1. Userspace-directed, closed-loop I/O event notification

Hermes treats userspace worker state as the primary signal for connection scheduling and constructs a three-stage feedback loop spanning user and kernel space:

Stage 1: worker status update. Each userspace worker processes connections dispatched by the kernel and updates its runtime metrics (e.g., pending-event counts) in a shared-memory Worker State Table (WST) .

Stage 2: connection scheduling across workers. A userspace scheduler periodically reads the WST, computes a candidate set of workers eligible to accept new connections, and synchronizes this decision with the kernel.

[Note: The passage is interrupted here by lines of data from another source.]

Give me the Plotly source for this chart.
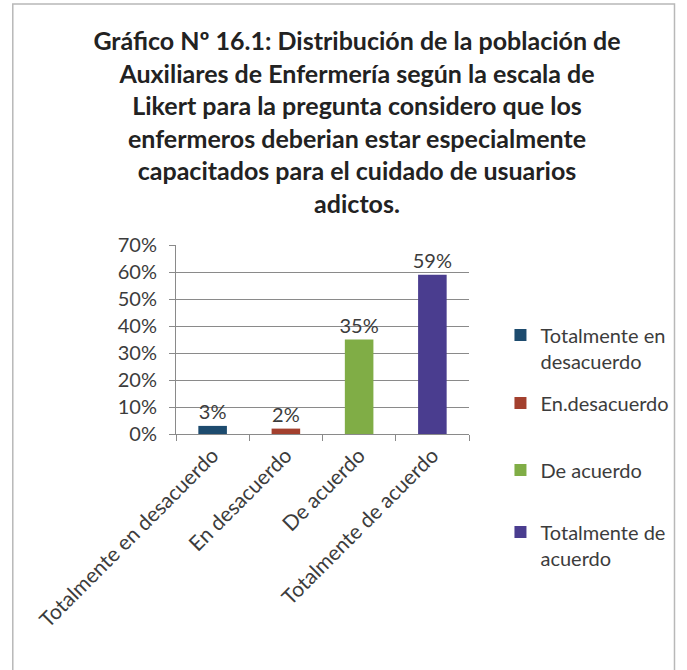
import plotly.graph_objects as go

categories = ["Totalmente en desacuerdo", "En desacuerdo", "De acuerdo", "Totalmente de acuerdo"]
legend_names = ["Totalmente en<br>desacuerdo", "En.desacuerdo", "De acuerdo", "Totalmente de<br>acuerdo"]
values = [0.03, 0.02, 0.35, 0.59]
value_labels = ["3%", "2%", "35%", "59%"]
y_ticks = [0, 0.1, 0.2, 0.3, 0.4, 0.5, 0.6, 0.7]
y_tick_labels = ["0%", "10%", "20%", "30%", "40%", "50%", "60%", "70%"]
title_text = ("Gráfico Nº 16.1: Distribución de la población de<br>"
              "Auxiliares de Enfermería según la escala de<br>"
              "Likert para la pregunta considero que los<br>"
              "enfermeros deberian estar especialmente<br>"
              "capacitados para el cuidado de usuarios<br>"
              "adictos.")

colors = ["#1d4b6e", "#a3402e", "#80ad46", "#4a3d8f"]
FONT = "Lato, 'Noto Sans', sans-serif"
TXT = "#3c3c3c"

W, H = 687, 670
ML, MR, MT, MB = 176, 213, 245, 236
PW, PH = W - ML - MR, H - MT - MB

def px_x(x):
    return (x - ML) / PW

def px_y(y):
    return (H - MB - y) / PH

legend_centers = [348, 403, 470, 545]

fig = go.Figure()
for i, (cat, nm, v, lab, c) in enumerate(zip(categories, legend_names, values, value_labels, colors)):
    lg = "legend" if i == 0 else f"legend{i+1}"
    fig.add_trace(go.Bar(
        x=[cat], y=[v], name=nm, marker=dict(color=c, line=dict(width=0)),
        text=[lab], textposition="outside", cliponaxis=False, constraintext="none",
        textfont=dict(family=FONT, size=20, color=TXT),
        legend=lg, showlegend=True,
    ))

legend_common = dict(
    x=px_x(506), xanchor="left", yanchor="middle",
    font=dict(family=FONT, size=20, color=TXT),
    bgcolor="rgba(0,0,0,0)", valign="top", itemwidth=30,
)
layout_legends = {}
for i, yc in enumerate(legend_centers):
    key = "legend" if i == 0 else f"legend{i+1}"
    layout_legends[key] = dict(legend_common, y=px_y(yc))

fig.update_layout(
    width=W, height=H,
    margin=dict(l=ML, r=MR, t=MT, b=MB),
    paper_bgcolor="white", plot_bgcolor="white",
    barmode="overlay", bargap=0.61,
    title=dict(text=title_text, x=357 / W, xanchor="center", y=1 - 50 / H, yanchor="top",
               font=dict(family=FONT, size=25, color="#222222", weight="bold")),
    xaxis=dict(
        categoryorder="array", categoryarray=categories,
        tickangle=-45, tickfont=dict(family=FONT, size=21, color=TXT),
        showline=True, linecolor="#8a8a8a", linewidth=1,
        ticks="outside", tickson="boundaries", ticklen=6, tickcolor="#8a8a8a",
        showgrid=False,
    ),
    yaxis=dict(
        range=[0, 0.7], tickvals=y_ticks, ticktext=y_tick_labels,
        tickfont=dict(family=FONT, size=20, color=TXT),
        showline=True, linecolor="#8a8a8a", linewidth=1,
        ticks="outside", ticklen=6, tickcolor="#8a8a8a",
        showgrid=True, gridcolor="#8a8a8a", gridwidth=1,
        zeroline=False, ticklabelstandoff=8,
    ),
    **layout_legends,
)

fig.add_shape(type="rect", xref="paper", yref="paper",
              x0=px_x(10), x1=px_x(683), y0=px_y(690), y1=px_y(4),
              line=dict(color="#b8b8b8", width=1.5), fillcolor="rgba(0,0,0,0)", layer="below")

fig.write_html("out.html")
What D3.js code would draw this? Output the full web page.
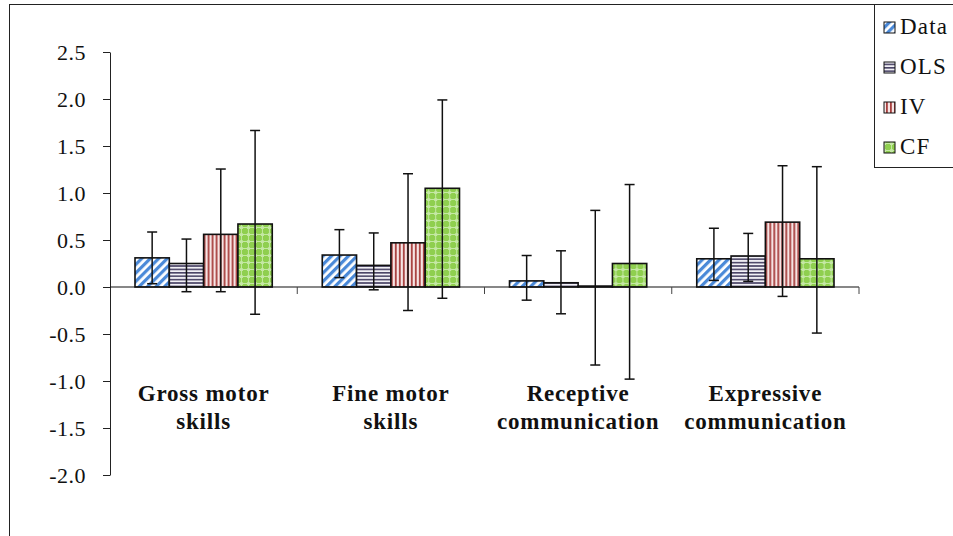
<!DOCTYPE html>
<html>
<head>
<meta charset="utf-8">
<script src="https://cdn.jsdelivr.net/npm/d3@7"></script>
<style>
  body { margin: 0; background: #fff; }
  svg { display: block; font-family: 'Liberation Serif', 'DejaVu Serif', 'Times New Roman', serif; }
</style>
</head>
<body>
<div id="chart-container"></div>
<script>
// Data
const categories = [
    ["Gross motor", "skills"],
    ["Fine motor", "skills"],
    ["Receptive", "communication"],
    ["Expressive", "communication"]
];
const seriesNames = ["Data", "OLS", "IV", "CF"];

const dataVals = [0.31, 0.34, 0.065, 0.30];
const olsVals  = [0.25, 0.23, 0.045, 0.33];
const ivVals   = [0.56, 0.47, 0.01, 0.69];
const cfVals   = [0.67, 1.05, 0.25, 0.30];

// error bar ends (low, high)
const dataLow  = [0.035, 0.10, -0.14, 0.07];
const dataHigh = [0.585, 0.61, 0.335, 0.625];
const olsLow   = [-0.05, -0.03, -0.285, 0.06];
const olsHigh  = [0.51, 0.575, 0.385, 0.57];
const ivLow    = [-0.05, -0.25, -0.83, -0.10];
const ivHigh   = [1.255, 1.205, 0.815, 1.29];
const cfLow    = [-0.29, -0.12, -0.98, -0.49];
const cfHigh   = [1.665, 1.99, 1.09, 1.28];

const yTicks = [2.5, 2.0, 1.5, 1.0, 0.5, 0.0, -0.5, -1.0, -1.5, -2.0];

const values = [dataVals, olsVals, ivVals, cfVals];
const lows = [dataLow, olsLow, ivLow, cfLow];
const highs = [dataHigh, olsHigh, ivHigh, cfHigh];

const rows = [];
categories.forEach((c, ci) => {
    seriesNames.forEach((s, si) => {
        rows.push({cat: ci, series: s, si: si, value: values[si][ci], lo: lows[si][ci], hi: highs[si][ci]});
    });
});

const FONT = "'Liberation Serif', 'DejaVu Serif', 'Times New Roman', serif";
const W = 953, H = 536;
const svg = d3.select("#chart-container").append("svg")
    .attr("width", W)
    .attr("height", H);

// patterns
const defs = svg.append("defs");

const pData = defs.append("pattern").attr("id", "pat-Data")
    .attr("patternUnits", "userSpaceOnUse").attr("width", 6).attr("height", 6)
    .attr("patternTransform", "rotate(45)");
pData.append("rect").attr("width", 6).attr("height", 6).attr("fill", "#ffffff");
pData.append("rect").attr("width", 3.2).attr("height", 6).attr("fill", "#4a89d8");

const pOls = defs.append("pattern").attr("id", "pat-OLS")
    .attr("patternUnits", "userSpaceOnUse").attr("width", 4).attr("height", 3.4);
pOls.append("rect").attr("width", 4).attr("height", 3.4).attr("fill", "#f2f1f6");
pOls.append("rect").attr("width", 4).attr("height", 1.6).attr("fill", "#4a4466");

const pIv = defs.append("pattern").attr("id", "pat-IV")
    .attr("patternUnits", "userSpaceOnUse").attr("width", 4).attr("height", 4);
pIv.append("rect").attr("width", 4).attr("height", 4).attr("fill", "#f6e4e4");
pIv.append("rect").attr("width", 1.8).attr("height", 4).attr("fill", "#a8403f");

const pCf = defs.append("pattern").attr("id", "pat-CF")
    .attr("patternUnits", "userSpaceOnUse").attr("width", 7).attr("height", 7);
pCf.append("rect").attr("width", 7).attr("height", 7).attr("fill", "#8fcf4f");
pCf.append("circle").attr("cx", 3.5).attr("cy", 3.5).attr("r", 1.6).attr("fill", "#e4f5d4");
pCf.append("rect").attr("x", 3).attr("y", 0).attr("width", 1).attr("height", 7).attr("fill", "#c4e8a4");
pCf.append("rect").attr("x", 0).attr("y", 3).attr("width", 7).attr("height", 1).attr("fill", "#c4e8a4");

// outer frame
svg.append("rect")
    .attr("x", 9.5).attr("y", 4.5)
    .attr("width", W).attr("height", H)
    .attr("fill", "none")
    .attr("stroke", "#222")
    .attr("stroke-width", 1);

const margin = {left: 110, right: 859, top: 52, bottom: 475};

const x = d3.scaleBand()
    .domain(d3.range(categories.length))
    .range([margin.left, margin.right])
    .paddingInner(0).paddingOuter(0);

const xInner = d3.scaleBand()
    .domain(seriesNames)
    .range([25, x.bandwidth() - 25])
    .padding(0);

const y = d3.scaleLinear()
    .domain([-2.0, 2.5])
    .range([margin.bottom, margin.top]);

// y axis
const yAxis = svg.append("g")
    .attr("transform", `translate(${margin.left},0)`)
    .call(d3.axisLeft(y).tickValues(yTicks).tickFormat(d => d.toFixed(1))
        .tickSize(7).tickSizeOuter(0).tickPadding(17));
yAxis.select(".domain").attr("stroke", "#222").attr("stroke-width", 1);
yAxis.selectAll(".tick line").attr("stroke", "#222");
yAxis.selectAll(".tick text")
    .attr("font-family", FONT)
    .attr("font-size", 22)
    .attr("letter-spacing", 0.5)
    .attr("fill", "#111")
    .attr("dy", "0.34em");

// bars
const groups = svg.append("g").selectAll("g")
    .data(rows)
    .enter().append("g")
    .attr("transform", d => `translate(${x(d.cat) + xInner(d.series)},0)`);

groups.append("rect")
    .attr("x", 0)
    .attr("width", xInner.bandwidth())
    .attr("y", d => y(Math.max(0, d.value)))
    .attr("height", d => Math.abs(y(d.value) - y(0)))
    .attr("fill", d => `url(#pat-${d.series})`)
    .attr("stroke", "#111")
    .attr("stroke-width", 1.6);

// x axis line at zero with boundary ticks
const xAxisG = svg.append("g");
xAxisG.append("line")
    .attr("x1", margin.left).attr("x2", margin.right)
    .attr("y1", y(0)).attr("y2", y(0))
    .attr("stroke", "#111").attr("stroke-width", 1.2);
const bounds = d3.range(categories.length + 1);
xAxisG.selectAll(".bt")
    .data(bounds.slice(1))
    .enter().append("line")
    .attr("x1", d => d < categories.length ? x(d) : x(d - 1) + x.bandwidth())
    .attr("x2", d => d < categories.length ? x(d) : x(d - 1) + x.bandwidth())
    .attr("y1", y(0)).attr("y2", y(0) + 7)
    .attr("stroke", "#444").attr("stroke-width", 1);

// error bars
const cap = 5;
groups.append("line")
    .attr("x1", xInner.bandwidth() / 2).attr("x2", xInner.bandwidth() / 2)
    .attr("y1", d => y(d.lo)).attr("y2", d => y(d.hi))
    .attr("stroke", "#111").attr("stroke-width", 1.5);
groups.append("line")
    .attr("x1", xInner.bandwidth() / 2 - cap).attr("x2", xInner.bandwidth() / 2 + cap)
    .attr("y1", d => y(d.hi)).attr("y2", d => y(d.hi))
    .attr("stroke", "#111").attr("stroke-width", 1.5);
groups.append("line")
    .attr("x1", xInner.bandwidth() / 2 - cap).attr("x2", xInner.bandwidth() / 2 + cap)
    .attr("y1", d => y(d.lo)).attr("y2", d => y(d.lo))
    .attr("stroke", "#111").attr("stroke-width", 1.5);

// category labels
const labels = svg.append("g").selectAll("text")
    .data(categories)
    .enter().append("text")
    .attr("text-anchor", "middle")
    .attr("font-family", FONT)
    .attr("font-weight", "bold")
    .attr("font-size", 23)
    .attr("letter-spacing", 0.8)
    .attr("fill", "#111");
labels.each(function(d, i) {
    const t = d3.select(this);
    d.forEach((line, li) => {
        t.append("tspan")
            .attr("x", x(i) + x.bandwidth() / 2)
            .attr("y", 401 + li * 28)
            .text(line);
    });
});

// legend
const legend = svg.append("g").attr("transform", "translate(874,4)");
legend.append("rect")
    .attr("x", 0.5).attr("y", 0.5)
    .attr("width", 120).attr("height", 163)
    .attr("fill", "#fff")
    .attr("stroke", "#222").attr("stroke-width", 1);
const li = legend.selectAll(".item")
    .data(seriesNames)
    .enter().append("g")
    .attr("transform", (d, i) => `translate(0,${23 + i * 40})`);
li.append("rect")
    .attr("x", 10).attr("y", -5)
    .attr("width", 11).attr("height", 11)
    .attr("fill", d => `url(#pat-${d})`)
    .attr("stroke", "#111").attr("stroke-width", 1);
li.append("text")
    .attr("x", 26)
    .attr("y", 7)
    .attr("font-family", FONT)
    .attr("font-size", 23)
    .attr("letter-spacing", 1.2)
    .attr("fill", "#111")
    .text(d => d);
</script>
</body>
</html>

Stage 3: connection dispatch in kernel space. Using an eBPF hook, the kernel applies custom scheduling over the candidate set and assigns each new connection to a chosen worker, then returns to stage (1).

2. Multi-process co-scheduling

Lock-free shared-metrics design. Workers must update WST metrics while the scheduler scans the entire table to make global decisions, implying concurrent reads/writes. Hermes places the WST in shared memory and adopts a lock-free access pattern for performance. Memory is partitioned per worker so that updates to a worker’s own metrics do not interfere with others; thus, writers need no locks. The scheduler’s full-table scans proceed without read–write locks, tolerating minor, transient inconsistencies. Individual state variables use atomic to guarantee read/write atomicity.
Worker-driven distributed scheduling. To keep scheduling responsive and concurrent, Hermes uses short timeouts (e.g., epoll_wait() with ~5 ms), and allows multiple workers to run the scheduler logic in parallel, ensuring sufficiently frequent executions for accuracy. To avoid overload, Hermes employs two-stage filtering: the userspace scheduler first selects multiple available workers (coarse filtering) and passes this set to the kernel; the kernel then picks one worker for the incoming connection (fine filtering). If the coarse-filter set is too small, the kernel falls back to Reuseport. For compact communication of the candidate set from multiple schedulers, Hermes uses a bitmap (1 = available, 0 = unavailable).

Evaluation

Under production traffic, the authors compare epoll exclusive, Reuseport, and Hermes. The standard deviation (SD) of CPU utilization is 26%, 2.7%, and 2.7%, respectively; the SD of per-worker connection counts is 3200, 50, and 20, respectively. Hermes delivers the most balanced load, which in turn reduces CPU overload incidents and improves tenant-level performance isolation.

Q&A

Q: Which eBPF hook did you attach the program to? And during deployment, were there moments when you thought, ‘If eBPF could do X, it would make my life much easier?’”
A: At the SO_ATTACH_REUSEPORT_EBPF eBPF hook, we can inspect incoming TCP connections and the accept queues, so we perform connection dispatching there. We override the kernel’s default hash selection and instead choose the target worker socket via a BPF map that’s driven by user-space state. This lets us steer each connection to the most suitable worker and achieve better load balancing.

Personal Thoughts

Hermes targets imbalance rooted in kernel I/O notification by designing a worker-state-aware scheduling framework and using eBPF to add flexible kernel-side dispatch with minimal intrusion. To reconcile userspace–kernel synchronization, the paper proposes a set of practical strategies and optimizations. Many high-performance systems pursue kernel-bypass paths to avoid user/kernel transitions; building on that trend, it would be interesting to explore whether Hermes can evolve into a pure userspace scheduling framework with similar fidelity. In more complex multi-tenant environments, QoS- and fairness-aware scheduling policies also merit deeper investigation.